Perhaps this is advice to reiterate a little closer to the (northern hemisphere) growing season. But without any other pressing topics asking me for a rant at the moment, I would like to warn would-be gardeners out there to pay attention to what you are planting.
If you can, avoid big-box gardening centers such as Walmart and Home Depot. While I avoid them for other reasons as well, a biggie is that they distribute similar plants and seeds to all their stores around the country. So, many plants native to different areas (and different countries) are distributed to where they do not belong. I know that the Walmart in Butte, Montana goes so far as to sell seeds of plants forbidden by the state’s Noxious Weed list.

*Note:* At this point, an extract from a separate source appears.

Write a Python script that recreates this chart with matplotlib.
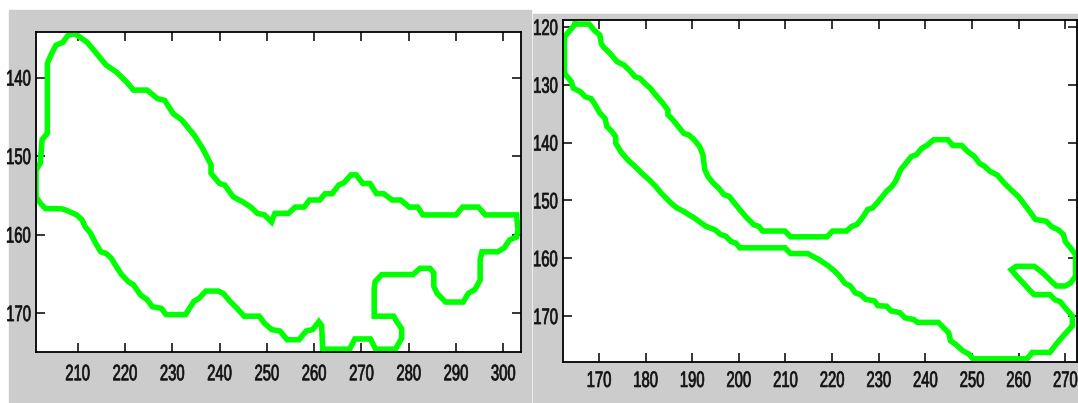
import matplotlib
matplotlib.use('Agg')
import matplotlib.pyplot as plt
from matplotlib.patches import Rectangle
from matplotlib.patheffects import AbstractPathEffect
from matplotlib.transforms import Affine2D

# ------------------------------  contour data (x, y) ------------------------------
left_x = [209.4, 212.0, 213.4, 216.0, 218.2, 220.4, 221.8, 224.7, 226.9, 228.4, 230.2, 232.0,
          234.6, 236.4, 238.2, 238.2, 240.0, 241.1, 242.9, 244.8, 246.6, 248.0, 249.5, 251.0,
          251.7, 254.6, 256.0, 257.9, 259.0, 261.2, 262.3, 263.8, 265.2, 266.3, 267.8, 268.9,
          270.3, 271.8, 273.2, 274.7, 276.5, 278.3, 280.1, 281.9, 283.0, 290.0, 291.4, 294.7,
          296.2, 302.8, 303.1, 302.8, 301.3, 300.2, 298.8, 295.5, 295.1, 295.1, 294.0, 292.6,
          291.5, 287.8, 286.0, 285.3, 285.3, 284.5, 282.4, 280.9, 274.3, 272.9, 272.7, 272.7,
          276.8, 277.6, 278.5, 278.5, 277.2, 273.0, 271.9, 268.6, 267.5, 261.8, 261.6, 261.0,
          259.7, 258.3, 256.8, 254.3, 252.8, 251.0, 249.5, 248.4, 245.2, 243.7, 242.2, 240.8,
          239.7, 237.1, 235.7, 234.6, 232.8, 228.7, 227.7, 225.8, 224.7, 223.3, 221.8, 220.7,
          219.3, 218.2, 217.1, 216.0, 214.9, 213.8, 212.7, 211.6, 210.9, 209.8, 207.6, 206.5,
          203.2, 202.1, 201.2, 201.2, 202.1, 202.5, 203.6, 203.6, 204.3, 205.4, 206.9, 208.0,
          209.4]
left_y = [134.4, 135.5, 136.5, 138.4, 139.3, 140.6, 141.6, 141.6, 142.7, 142.9, 144.6, 145.4,
          147.3, 149.0, 151.1, 152.2, 153.5, 153.7, 155.2, 155.8, 156.5, 157.3, 157.5, 158.4,
          157.3, 157.3, 156.5, 156.5, 155.6, 155.6, 154.8, 154.8, 153.7, 153.4, 152.4, 152.4,
          153.5, 153.5, 154.8, 154.8, 155.6, 155.6, 156.5, 156.5, 157.5, 157.5, 156.5, 156.5,
          157.5, 157.5, 159.4, 160.3, 160.7, 161.7, 162.2, 162.2, 163.2, 165.8, 167.0, 167.5,
          168.6, 168.6, 167.5, 166.6, 164.9, 164.3, 164.3, 165.1, 165.1, 166.0, 167.0, 170.4,
          170.4, 171.2, 172.0, 173.2, 174.6, 174.6, 173.3, 173.3, 174.6, 174.6, 171.6, 171.1,
          172.1, 172.3, 173.4, 173.4, 172.3, 172.1, 171.3, 170.4, 170.4, 169.4, 168.5, 167.5,
          167.2, 167.2, 168.1, 168.5, 170.2, 170.2, 169.4, 169.2, 168.3, 167.7, 166.4, 166.0,
          165.1, 164.1, 163.0, 162.4, 162.2, 161.1, 159.8, 159.0, 158.1, 157.5, 156.9, 156.7,
          156.7, 156.0, 155.2, 151.8, 150.9, 147.9, 147.1, 138.2, 137.2, 135.9, 135.5, 134.6,
          134.4]

right_x = [164.9, 167.9, 169.0, 170.2, 170.5, 170.9, 172.4, 173.9, 175.4, 176.9, 177.7, 178.8,
           179.9, 181.0, 182.2, 183.7, 184.8, 184.8, 185.9, 187.0, 188.2, 189.3, 190.4, 191.6,
           192.3, 192.7, 193.4, 194.5, 195.7, 196.8, 197.9, 199.1, 200.2, 201.7, 203.2, 204.3,
           205.1, 209.9, 211.1, 218.9, 220.1, 223.1, 224.2, 225.3, 226.5, 227.6, 228.7, 230.2,
           231.7, 232.8, 233.6, 234.7, 235.8, 237.0, 238.1, 239.2, 240.3, 241.8, 244.8, 245.9,
           247.8, 249.0, 250.5, 251.6, 252.7, 253.9, 255.4, 256.9, 258.4, 259.9, 261.8, 263.6,
           265.9, 267.0, 268.5, 269.6, 270.0, 271.1, 272.2, 272.2, 271.1, 270.0, 268.1, 267.0,
           265.9, 265.1, 264.0, 263.3, 259.5, 258.4, 259.9, 261.0, 262.2, 263.3, 266.7, 267.8,
           268.9, 270.0, 271.5, 271.5, 269.6, 267.8, 266.7, 262.9, 261.8, 250.2, 249.4, 248.0,
           246.5, 245.4, 245.0, 243.5, 242.8, 238.3, 237.5, 235.6, 234.5, 232.6, 231.7, 229.8,
           229.1, 227.2, 226.1, 225.0, 223.9, 222.7, 221.6, 220.5, 219.3, 218.2, 217.1, 215.9,
           214.8, 211.1, 209.9, 200.2, 199.4, 198.3, 197.2, 196.1, 194.9, 193.0, 191.9, 190.4,
           189.3, 188.2, 186.7, 185.5, 184.4, 183.3, 182.2, 180.7, 179.2, 177.7, 176.2, 174.7,
           173.6, 173.6, 172.8, 171.7, 171.3, 170.2, 169.0, 168.3, 167.1, 166.0, 164.5, 164.1,
           162.6, 162.6, 163.8, 164.9]
right_y = [119.5, 119.5, 120.6, 121.4, 122.9, 123.4, 124.6, 126.0, 126.6, 127.8, 128.6, 128.9,
           129.8, 130.6, 131.8, 133.2, 134.4, 135.2, 136.1, 137.2, 138.4, 138.7, 139.5, 140.7,
           142.1, 144.7, 145.9, 147.0, 147.9, 149.0, 149.3, 150.5, 151.6, 153.0, 154.2, 154.5,
           155.3, 155.3, 156.3, 156.3, 155.3, 155.3, 154.5, 154.2, 153.0, 151.6, 151.3, 149.9,
           148.4, 147.6, 146.7, 144.7, 143.6, 142.4, 142.1, 141.0, 140.5, 139.5, 139.5, 140.5,
           140.5, 141.5, 142.4, 143.6, 144.1, 145.0, 145.6, 147.0, 148.2, 149.3, 151.3, 153.3,
           153.6, 154.5, 155.1, 155.9, 157.1, 158.2, 159.4, 163.1, 164.3, 164.8, 164.8, 164.0,
           163.1, 162.5, 161.8, 161.4, 161.4, 162.0, 163.4, 164.3, 165.4, 166.3, 166.3, 167.2,
           167.5, 168.6, 170.0, 171.7, 173.4, 175.1, 176.3, 176.3, 177.4, 177.4, 176.6, 176.0,
           174.9, 174.3, 172.9, 171.7, 171.1, 171.1, 170.6, 170.3, 169.4, 169.1, 168.3, 168.2,
           167.4, 167.1, 166.3, 166.0, 164.8, 164.3, 163.1, 162.2, 161.4, 160.8, 160.2, 159.7,
           159.2, 159.2, 158.2, 158.2, 157.4, 157.1, 156.2, 155.9, 155.1, 154.5, 153.9, 153.0,
           152.5, 151.9, 151.3, 150.5, 149.6, 148.7, 147.6, 146.4, 145.3, 144.1, 143.0, 141.6,
           140.1, 139.0, 138.1, 137.2, 135.8, 134.9, 133.2, 132.4, 132.1, 131.2, 130.6, 129.5,
           128.0, 121.7, 120.6, 119.5]

left_xticks = [210, 220, 230, 240, 250, 260, 270, 280, 290, 300]
left_yticks = [140, 150, 160, 170]
right_xticks = [170, 180, 190, 200, 210, 220, 230, 240, 250, 260, 270]
right_yticks = [120, 130, 140, 150, 160, 170]


class Squeeze(AbstractPathEffect):
    """Draw text narrower and taller (condensed look), scaled about its centre."""

    def __init__(self, sx=0.82, sy=1.24, stroke=0.5):
        super().__init__()
        self.sx, self.sy, self.stroke = sx, sy, stroke

    def draw_path(self, renderer, gc, tpath, affine, rgbFace=None):
        ext = affine.transform_path(tpath).get_extents()
        cx, cy = ext.x0 + ext.width / 2, ext.y0 + ext.height / 2
        t = affine + Affine2D().translate(-cx, -cy).scale(self.sx, self.sy).translate(cx, cy)
        gc0 = renderer.new_gc()
        gc0.copy_properties(gc)
        gc0.set_linewidth(self.stroke)
        gc0.set_foreground(rgbFace)
        renderer.draw_path(gc0, tpath, t, rgbFace)
        gc0.restore()


W, H = 1078, 403
fig = plt.figure(figsize=(W / 100, H / 100), dpi=100)
fig.patch.set_facecolor('white')

# grey figure backgrounds (MATLAB style)
fig.add_artist(Rectangle((9 / W, 0), (531 - 9) / W, (H - 10) / H,
                         transform=fig.transFigure, color='#cccccc', zorder=0))
fig.add_artist(Rectangle((533 / W, 0), (W - 533) / W, (H - 14) / H,
                         transform=fig.transFigure, color='#cccccc', zorder=0))


def style(ax, xticks, yticks, xpad):
    ax.set_facecolor('white')
    ax.set_xticks(xticks)
    ax.set_yticks(yticks)
    ax.tick_params(direction='in', length=6.5, width=1.1, top=True, right=True,
                   labeltop=False, labelright=False, colors='black')
    ax.tick_params(axis='x', pad=xpad)
    ax.tick_params(axis='y', pad=1.8)
    for lab in ax.get_xticklabels() + ax.get_yticklabels():
        lab.set_fontfamily(['Liberation Sans', 'DejaVu Sans'])
        lab.set_fontsize(13)
        lab.set_color('#111111')
        lab.set_path_effects([Squeeze()])
    for sp in ax.spines.values():
        sp.set_linewidth(1.3)
        sp.set_color('black')


# left panel
ax1 = fig.add_axes([36 / W, (H - 352.3) / H, 485.3 / W, 320.3 / H])
ax1.plot(left_x, left_y, color='#00ff00', linewidth=4.0, solid_joinstyle='miter')
ax1.set_xlim(201.2, 303.8)
ax1.set_ylim(175.0, 134.2)
style(ax1, left_xticks, left_yticks, 9.7)

# right panel
ax2 = fig.add_axes([563 / W, (H - 362.3) / H, 513.5 / W, 342.3 / H])
ax2.plot(right_x, right_y, color='#00ff00', linewidth=4.0, solid_joinstyle='miter')
ax2.set_xlim(162.3, 272.4)
ax2.set_ylim(178.0, 118.8)
style(ax2, right_xticks, right_yticks, 7.3)

fig.savefig('out.png', dpi=100, facecolor='white')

Every single year, the local weed folk have to go to Walmart and have them remove the illegal seeds from their shelves, because they don’t bother to learn from their mistake – I suppose there are no legal repercussions available, which is unfortunate. Apparently the idea of being a good corporate citizen hasn’t occurred to them either, when put up against the cost of keeping noxious weeds from non-native areas. The homogenization of our business communities and the homogenization of our landscape are not just parallel phenomena, they are inextricably intertwined.
Seeds meant for planting are not the only source of invaders – checkout the Invasive Species Weblog for info on an attempt by Oregon to start regulating birdseed. With all these unregulated pathways still existing — despite the spread of significantly destructive invaders such as sudden oak death and the Asian longhorned beetle caused by free-trade-trumps-all thinking — the fight for the conservation of biodiversity and habitat diversity truly seems an uphill climb.